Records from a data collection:
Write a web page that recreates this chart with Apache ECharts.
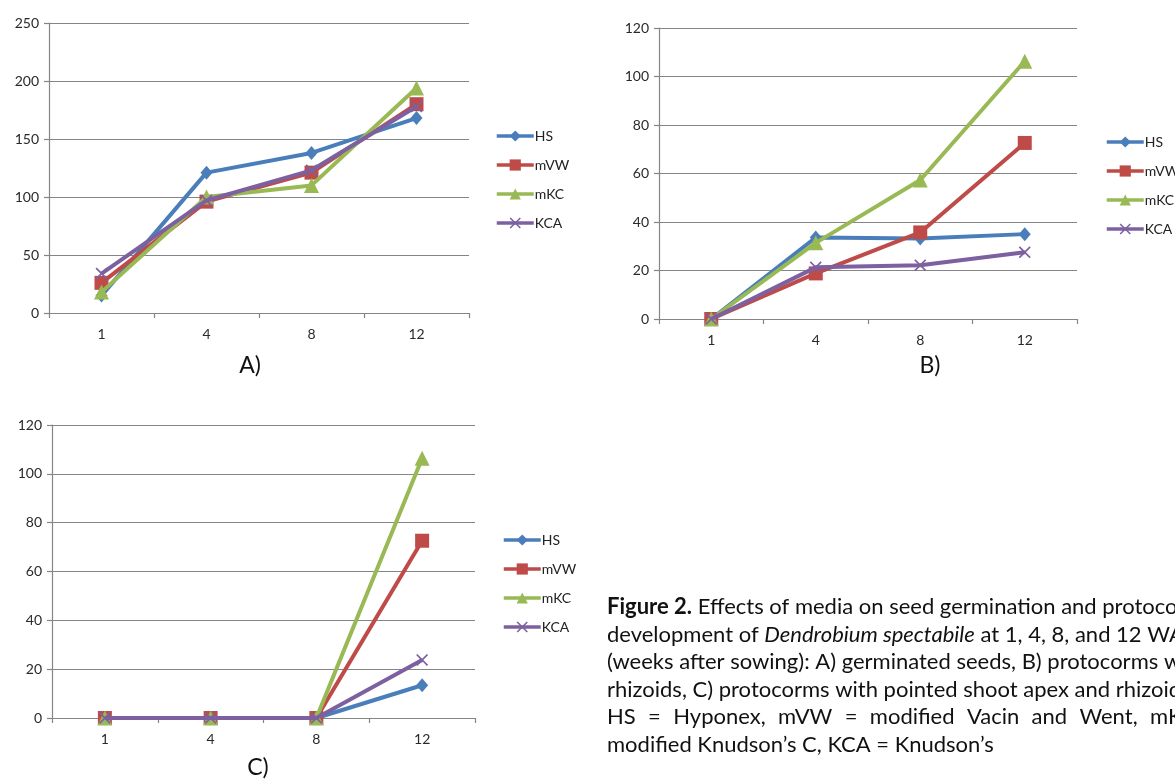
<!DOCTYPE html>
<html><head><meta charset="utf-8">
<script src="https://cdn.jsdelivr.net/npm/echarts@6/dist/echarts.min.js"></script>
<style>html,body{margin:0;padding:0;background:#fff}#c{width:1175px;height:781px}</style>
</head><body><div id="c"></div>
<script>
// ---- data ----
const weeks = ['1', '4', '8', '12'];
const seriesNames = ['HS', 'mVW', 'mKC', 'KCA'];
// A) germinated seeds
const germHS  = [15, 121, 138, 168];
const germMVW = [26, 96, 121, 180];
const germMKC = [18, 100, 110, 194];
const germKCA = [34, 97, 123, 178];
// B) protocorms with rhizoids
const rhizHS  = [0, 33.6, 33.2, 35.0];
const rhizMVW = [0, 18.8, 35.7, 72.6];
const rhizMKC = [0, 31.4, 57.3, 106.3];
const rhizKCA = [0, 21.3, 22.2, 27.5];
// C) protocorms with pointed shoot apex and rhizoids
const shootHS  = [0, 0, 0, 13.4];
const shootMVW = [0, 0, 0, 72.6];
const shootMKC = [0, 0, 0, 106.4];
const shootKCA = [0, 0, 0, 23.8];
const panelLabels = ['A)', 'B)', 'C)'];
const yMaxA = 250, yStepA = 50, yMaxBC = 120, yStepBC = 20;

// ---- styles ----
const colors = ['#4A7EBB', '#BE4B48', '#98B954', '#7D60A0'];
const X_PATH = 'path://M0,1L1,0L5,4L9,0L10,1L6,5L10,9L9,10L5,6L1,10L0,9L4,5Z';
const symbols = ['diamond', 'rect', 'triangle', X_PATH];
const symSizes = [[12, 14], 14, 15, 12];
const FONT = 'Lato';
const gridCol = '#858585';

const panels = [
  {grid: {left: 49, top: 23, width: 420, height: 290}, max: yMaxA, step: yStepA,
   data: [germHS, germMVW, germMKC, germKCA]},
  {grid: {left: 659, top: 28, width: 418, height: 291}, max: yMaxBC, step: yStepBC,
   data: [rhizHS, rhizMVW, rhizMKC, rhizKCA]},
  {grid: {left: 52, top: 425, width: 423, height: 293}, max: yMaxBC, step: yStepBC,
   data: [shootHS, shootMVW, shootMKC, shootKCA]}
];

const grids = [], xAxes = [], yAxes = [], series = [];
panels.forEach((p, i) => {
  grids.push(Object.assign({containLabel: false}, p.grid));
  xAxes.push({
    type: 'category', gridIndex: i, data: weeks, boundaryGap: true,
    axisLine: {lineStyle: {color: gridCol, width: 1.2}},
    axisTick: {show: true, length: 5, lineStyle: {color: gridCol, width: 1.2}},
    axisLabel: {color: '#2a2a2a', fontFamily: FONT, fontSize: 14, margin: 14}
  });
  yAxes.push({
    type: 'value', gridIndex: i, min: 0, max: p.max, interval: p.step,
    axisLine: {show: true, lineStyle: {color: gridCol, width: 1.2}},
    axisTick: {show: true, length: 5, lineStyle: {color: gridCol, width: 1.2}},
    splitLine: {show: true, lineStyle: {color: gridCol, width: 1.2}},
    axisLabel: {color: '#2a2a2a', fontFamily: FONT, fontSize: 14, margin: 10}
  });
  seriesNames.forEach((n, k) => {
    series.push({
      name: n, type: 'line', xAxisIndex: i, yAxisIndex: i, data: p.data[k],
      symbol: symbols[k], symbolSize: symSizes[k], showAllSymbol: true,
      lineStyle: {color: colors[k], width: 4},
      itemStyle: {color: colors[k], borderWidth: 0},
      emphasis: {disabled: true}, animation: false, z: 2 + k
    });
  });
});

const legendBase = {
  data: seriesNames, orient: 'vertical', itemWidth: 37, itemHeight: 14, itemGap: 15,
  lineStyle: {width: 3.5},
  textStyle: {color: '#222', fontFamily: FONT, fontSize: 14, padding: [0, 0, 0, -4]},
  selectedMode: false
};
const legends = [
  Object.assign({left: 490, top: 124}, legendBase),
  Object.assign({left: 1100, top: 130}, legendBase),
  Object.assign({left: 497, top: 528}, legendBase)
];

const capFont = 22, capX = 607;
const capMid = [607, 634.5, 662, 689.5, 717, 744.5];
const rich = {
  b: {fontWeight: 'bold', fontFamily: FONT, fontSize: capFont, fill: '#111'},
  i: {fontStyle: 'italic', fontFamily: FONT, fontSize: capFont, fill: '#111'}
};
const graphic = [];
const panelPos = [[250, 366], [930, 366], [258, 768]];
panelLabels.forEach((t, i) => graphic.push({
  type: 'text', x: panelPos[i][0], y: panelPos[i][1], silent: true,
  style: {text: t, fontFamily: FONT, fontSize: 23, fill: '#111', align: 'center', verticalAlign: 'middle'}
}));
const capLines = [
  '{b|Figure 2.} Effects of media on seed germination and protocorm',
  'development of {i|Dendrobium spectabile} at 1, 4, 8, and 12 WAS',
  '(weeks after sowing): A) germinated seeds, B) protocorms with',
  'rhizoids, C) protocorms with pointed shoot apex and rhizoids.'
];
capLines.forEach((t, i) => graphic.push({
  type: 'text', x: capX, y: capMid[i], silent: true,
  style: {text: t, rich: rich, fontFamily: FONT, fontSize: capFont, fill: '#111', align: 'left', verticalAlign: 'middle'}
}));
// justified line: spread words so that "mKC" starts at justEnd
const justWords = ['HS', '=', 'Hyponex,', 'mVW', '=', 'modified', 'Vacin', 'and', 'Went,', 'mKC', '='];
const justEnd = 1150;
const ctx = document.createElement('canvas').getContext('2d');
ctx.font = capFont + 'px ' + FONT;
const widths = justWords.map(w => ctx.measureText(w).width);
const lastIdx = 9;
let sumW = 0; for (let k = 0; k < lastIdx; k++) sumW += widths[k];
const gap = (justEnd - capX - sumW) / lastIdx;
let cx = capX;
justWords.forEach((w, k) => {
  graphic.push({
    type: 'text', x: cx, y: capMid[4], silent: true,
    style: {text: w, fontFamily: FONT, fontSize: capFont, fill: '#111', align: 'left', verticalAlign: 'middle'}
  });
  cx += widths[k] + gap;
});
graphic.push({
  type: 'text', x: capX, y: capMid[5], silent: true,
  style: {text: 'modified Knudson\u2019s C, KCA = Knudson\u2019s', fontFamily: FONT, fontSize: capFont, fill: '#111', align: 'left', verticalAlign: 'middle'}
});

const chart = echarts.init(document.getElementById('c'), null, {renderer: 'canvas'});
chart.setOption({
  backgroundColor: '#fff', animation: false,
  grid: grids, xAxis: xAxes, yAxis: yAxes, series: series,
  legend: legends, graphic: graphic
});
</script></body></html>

...

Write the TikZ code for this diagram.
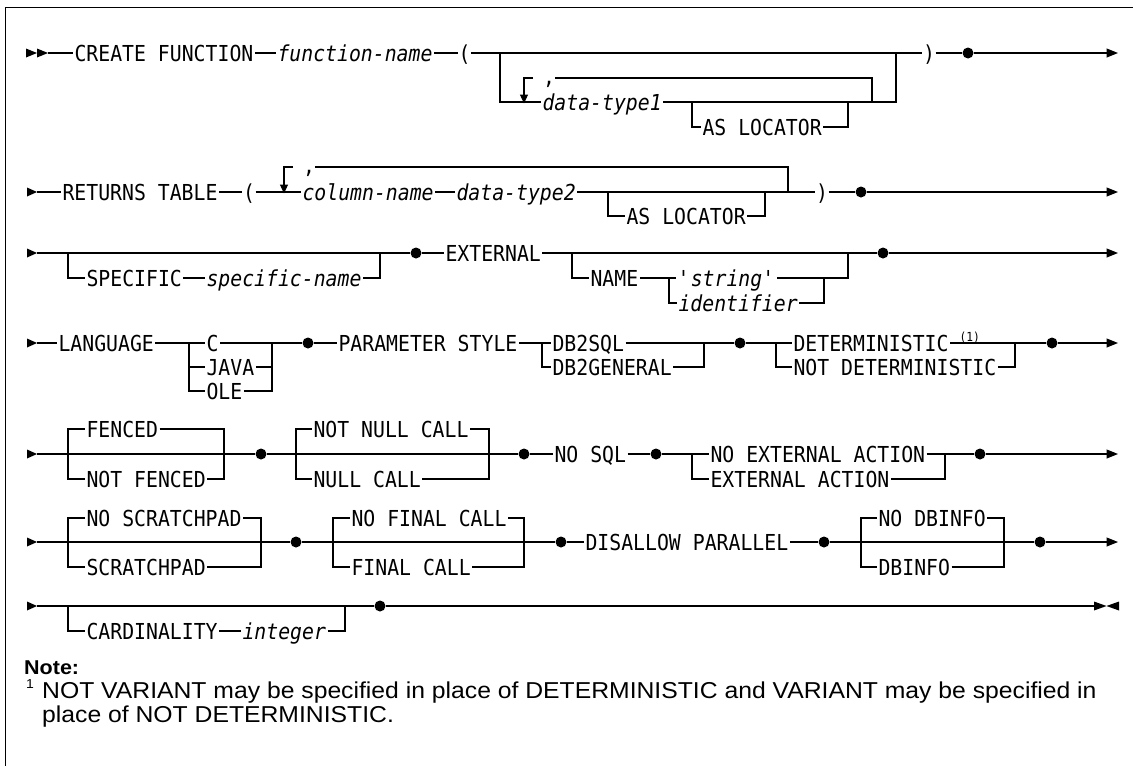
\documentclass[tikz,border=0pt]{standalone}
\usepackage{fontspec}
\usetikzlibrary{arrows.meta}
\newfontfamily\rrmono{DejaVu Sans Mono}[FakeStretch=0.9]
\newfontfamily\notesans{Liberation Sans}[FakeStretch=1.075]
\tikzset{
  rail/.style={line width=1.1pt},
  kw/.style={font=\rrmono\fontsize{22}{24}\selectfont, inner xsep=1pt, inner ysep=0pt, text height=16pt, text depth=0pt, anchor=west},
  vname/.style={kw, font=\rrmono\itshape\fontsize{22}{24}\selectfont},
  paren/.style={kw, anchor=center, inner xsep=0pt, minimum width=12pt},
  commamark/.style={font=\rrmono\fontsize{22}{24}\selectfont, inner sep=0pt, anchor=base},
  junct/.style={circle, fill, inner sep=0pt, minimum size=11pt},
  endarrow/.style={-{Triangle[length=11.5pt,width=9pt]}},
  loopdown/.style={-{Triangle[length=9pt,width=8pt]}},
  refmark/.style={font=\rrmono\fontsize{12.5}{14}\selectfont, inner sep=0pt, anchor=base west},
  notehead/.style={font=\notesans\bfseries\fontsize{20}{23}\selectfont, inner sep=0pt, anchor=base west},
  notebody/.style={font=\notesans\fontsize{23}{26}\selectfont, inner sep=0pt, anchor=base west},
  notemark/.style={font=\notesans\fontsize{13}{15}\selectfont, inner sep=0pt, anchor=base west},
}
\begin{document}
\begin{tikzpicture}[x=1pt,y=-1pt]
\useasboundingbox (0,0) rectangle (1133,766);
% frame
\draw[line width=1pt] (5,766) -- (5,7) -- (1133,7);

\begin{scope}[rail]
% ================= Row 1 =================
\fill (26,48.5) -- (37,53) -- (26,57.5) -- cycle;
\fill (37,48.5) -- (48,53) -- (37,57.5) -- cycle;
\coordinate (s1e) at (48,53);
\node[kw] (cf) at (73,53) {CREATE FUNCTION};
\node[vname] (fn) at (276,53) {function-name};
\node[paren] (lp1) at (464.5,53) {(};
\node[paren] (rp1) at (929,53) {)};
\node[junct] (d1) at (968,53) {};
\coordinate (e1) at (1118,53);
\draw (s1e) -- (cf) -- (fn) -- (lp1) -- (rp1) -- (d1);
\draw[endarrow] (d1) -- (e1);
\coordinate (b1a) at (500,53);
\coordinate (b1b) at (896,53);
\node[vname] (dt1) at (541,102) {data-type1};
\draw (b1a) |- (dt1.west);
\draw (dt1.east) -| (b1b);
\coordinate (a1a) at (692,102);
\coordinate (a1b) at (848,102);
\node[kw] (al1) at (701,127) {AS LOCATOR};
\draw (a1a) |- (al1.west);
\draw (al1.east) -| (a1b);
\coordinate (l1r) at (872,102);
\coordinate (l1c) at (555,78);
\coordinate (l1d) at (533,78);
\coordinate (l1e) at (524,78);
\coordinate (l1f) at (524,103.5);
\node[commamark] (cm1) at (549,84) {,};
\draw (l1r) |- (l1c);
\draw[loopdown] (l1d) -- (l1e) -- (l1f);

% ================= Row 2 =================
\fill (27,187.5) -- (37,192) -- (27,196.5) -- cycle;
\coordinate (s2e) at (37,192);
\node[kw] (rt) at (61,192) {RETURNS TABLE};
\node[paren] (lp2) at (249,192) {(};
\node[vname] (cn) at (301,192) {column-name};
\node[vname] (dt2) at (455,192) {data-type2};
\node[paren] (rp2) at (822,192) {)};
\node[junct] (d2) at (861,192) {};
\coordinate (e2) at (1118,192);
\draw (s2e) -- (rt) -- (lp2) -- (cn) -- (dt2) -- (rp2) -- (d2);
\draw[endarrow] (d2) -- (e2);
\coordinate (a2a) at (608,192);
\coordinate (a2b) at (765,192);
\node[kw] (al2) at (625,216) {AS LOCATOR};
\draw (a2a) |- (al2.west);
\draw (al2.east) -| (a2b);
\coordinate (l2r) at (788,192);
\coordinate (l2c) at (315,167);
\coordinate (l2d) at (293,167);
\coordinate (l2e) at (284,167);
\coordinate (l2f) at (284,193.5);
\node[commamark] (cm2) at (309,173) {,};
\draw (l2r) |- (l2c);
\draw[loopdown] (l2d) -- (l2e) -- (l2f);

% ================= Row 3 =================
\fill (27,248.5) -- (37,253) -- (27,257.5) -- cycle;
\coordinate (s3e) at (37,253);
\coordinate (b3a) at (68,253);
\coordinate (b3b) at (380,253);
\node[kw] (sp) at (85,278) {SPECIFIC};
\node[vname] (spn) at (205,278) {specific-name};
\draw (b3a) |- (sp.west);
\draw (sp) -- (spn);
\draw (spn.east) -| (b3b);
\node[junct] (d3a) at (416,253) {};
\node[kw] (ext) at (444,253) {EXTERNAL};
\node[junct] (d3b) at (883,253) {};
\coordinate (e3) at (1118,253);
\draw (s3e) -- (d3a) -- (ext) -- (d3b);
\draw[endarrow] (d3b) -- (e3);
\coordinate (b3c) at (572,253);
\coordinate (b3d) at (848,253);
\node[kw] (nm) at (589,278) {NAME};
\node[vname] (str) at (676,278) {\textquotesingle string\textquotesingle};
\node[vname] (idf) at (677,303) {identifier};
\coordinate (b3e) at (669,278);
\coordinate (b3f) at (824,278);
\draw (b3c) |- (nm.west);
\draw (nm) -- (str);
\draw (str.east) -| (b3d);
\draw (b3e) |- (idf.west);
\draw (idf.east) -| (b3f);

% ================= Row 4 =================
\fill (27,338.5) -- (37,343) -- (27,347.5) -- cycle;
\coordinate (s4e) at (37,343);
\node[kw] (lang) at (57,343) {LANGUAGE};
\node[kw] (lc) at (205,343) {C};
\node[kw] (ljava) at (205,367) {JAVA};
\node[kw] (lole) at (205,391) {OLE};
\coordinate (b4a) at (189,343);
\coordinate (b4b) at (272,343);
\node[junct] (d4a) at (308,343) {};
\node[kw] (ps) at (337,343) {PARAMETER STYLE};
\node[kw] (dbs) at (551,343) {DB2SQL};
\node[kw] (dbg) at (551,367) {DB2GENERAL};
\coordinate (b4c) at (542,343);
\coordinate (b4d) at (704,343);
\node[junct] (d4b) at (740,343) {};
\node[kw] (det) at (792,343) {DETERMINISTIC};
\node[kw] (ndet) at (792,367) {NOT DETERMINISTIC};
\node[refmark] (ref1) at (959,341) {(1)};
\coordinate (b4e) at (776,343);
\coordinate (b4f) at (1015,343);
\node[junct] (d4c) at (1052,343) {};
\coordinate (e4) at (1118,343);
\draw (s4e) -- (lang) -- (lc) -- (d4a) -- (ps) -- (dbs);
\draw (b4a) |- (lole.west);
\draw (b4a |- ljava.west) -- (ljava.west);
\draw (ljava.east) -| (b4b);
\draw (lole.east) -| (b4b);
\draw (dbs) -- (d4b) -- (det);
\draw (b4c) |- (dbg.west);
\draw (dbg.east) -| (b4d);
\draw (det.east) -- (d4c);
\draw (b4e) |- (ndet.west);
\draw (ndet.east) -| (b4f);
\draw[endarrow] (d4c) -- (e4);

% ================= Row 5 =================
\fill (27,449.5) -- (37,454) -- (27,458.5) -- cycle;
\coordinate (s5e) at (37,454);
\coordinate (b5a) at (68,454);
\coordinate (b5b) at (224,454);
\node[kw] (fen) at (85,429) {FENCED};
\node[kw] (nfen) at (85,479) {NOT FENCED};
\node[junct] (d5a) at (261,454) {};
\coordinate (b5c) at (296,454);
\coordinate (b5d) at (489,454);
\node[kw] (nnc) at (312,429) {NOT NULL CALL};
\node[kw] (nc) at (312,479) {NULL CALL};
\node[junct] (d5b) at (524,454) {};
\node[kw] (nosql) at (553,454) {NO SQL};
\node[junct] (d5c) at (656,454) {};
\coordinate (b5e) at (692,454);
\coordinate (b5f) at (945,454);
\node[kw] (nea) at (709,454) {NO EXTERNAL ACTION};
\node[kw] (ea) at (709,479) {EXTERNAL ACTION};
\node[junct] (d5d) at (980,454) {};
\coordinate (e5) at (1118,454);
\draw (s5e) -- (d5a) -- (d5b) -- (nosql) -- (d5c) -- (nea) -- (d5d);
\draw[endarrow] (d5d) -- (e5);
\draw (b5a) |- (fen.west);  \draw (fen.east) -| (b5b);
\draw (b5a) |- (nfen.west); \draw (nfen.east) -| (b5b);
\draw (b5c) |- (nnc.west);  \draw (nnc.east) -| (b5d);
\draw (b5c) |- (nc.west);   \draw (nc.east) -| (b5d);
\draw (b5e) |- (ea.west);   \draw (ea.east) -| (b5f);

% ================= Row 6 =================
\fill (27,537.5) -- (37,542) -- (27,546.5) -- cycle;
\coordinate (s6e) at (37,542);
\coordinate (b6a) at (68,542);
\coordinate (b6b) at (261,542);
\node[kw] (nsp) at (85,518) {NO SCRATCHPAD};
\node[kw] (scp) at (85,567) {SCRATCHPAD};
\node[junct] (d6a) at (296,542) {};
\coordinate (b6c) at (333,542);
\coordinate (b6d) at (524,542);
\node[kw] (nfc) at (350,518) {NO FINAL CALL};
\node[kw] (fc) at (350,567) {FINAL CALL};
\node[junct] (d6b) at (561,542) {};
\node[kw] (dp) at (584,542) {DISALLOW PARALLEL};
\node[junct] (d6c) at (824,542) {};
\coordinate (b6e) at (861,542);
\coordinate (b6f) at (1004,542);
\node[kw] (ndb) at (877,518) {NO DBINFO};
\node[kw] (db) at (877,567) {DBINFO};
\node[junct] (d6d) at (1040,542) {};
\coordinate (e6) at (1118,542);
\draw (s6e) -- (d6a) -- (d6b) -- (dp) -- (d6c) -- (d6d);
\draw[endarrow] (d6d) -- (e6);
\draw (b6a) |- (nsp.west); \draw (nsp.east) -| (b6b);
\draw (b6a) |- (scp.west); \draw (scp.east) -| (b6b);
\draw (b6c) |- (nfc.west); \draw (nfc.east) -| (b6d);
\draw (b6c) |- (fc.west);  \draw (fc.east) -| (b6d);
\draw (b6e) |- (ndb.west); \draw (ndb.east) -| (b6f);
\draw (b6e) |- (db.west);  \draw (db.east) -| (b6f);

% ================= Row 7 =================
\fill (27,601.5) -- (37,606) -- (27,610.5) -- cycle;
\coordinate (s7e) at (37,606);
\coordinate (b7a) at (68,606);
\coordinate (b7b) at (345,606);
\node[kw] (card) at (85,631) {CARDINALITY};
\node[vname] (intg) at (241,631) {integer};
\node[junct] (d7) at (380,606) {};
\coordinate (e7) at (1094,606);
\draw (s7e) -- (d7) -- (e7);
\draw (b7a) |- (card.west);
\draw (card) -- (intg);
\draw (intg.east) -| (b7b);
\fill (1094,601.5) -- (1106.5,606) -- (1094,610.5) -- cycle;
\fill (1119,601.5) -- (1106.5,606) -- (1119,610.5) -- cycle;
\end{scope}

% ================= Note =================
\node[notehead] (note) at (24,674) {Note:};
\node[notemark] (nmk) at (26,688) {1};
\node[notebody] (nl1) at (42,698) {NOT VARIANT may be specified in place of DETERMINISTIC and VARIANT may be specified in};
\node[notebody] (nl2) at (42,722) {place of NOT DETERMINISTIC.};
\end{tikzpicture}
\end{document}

## TASK STATEMENT
Only the number is wanted: how many lines in the preceding entries hold the string "with"?

## WRITTEN ANSWER
5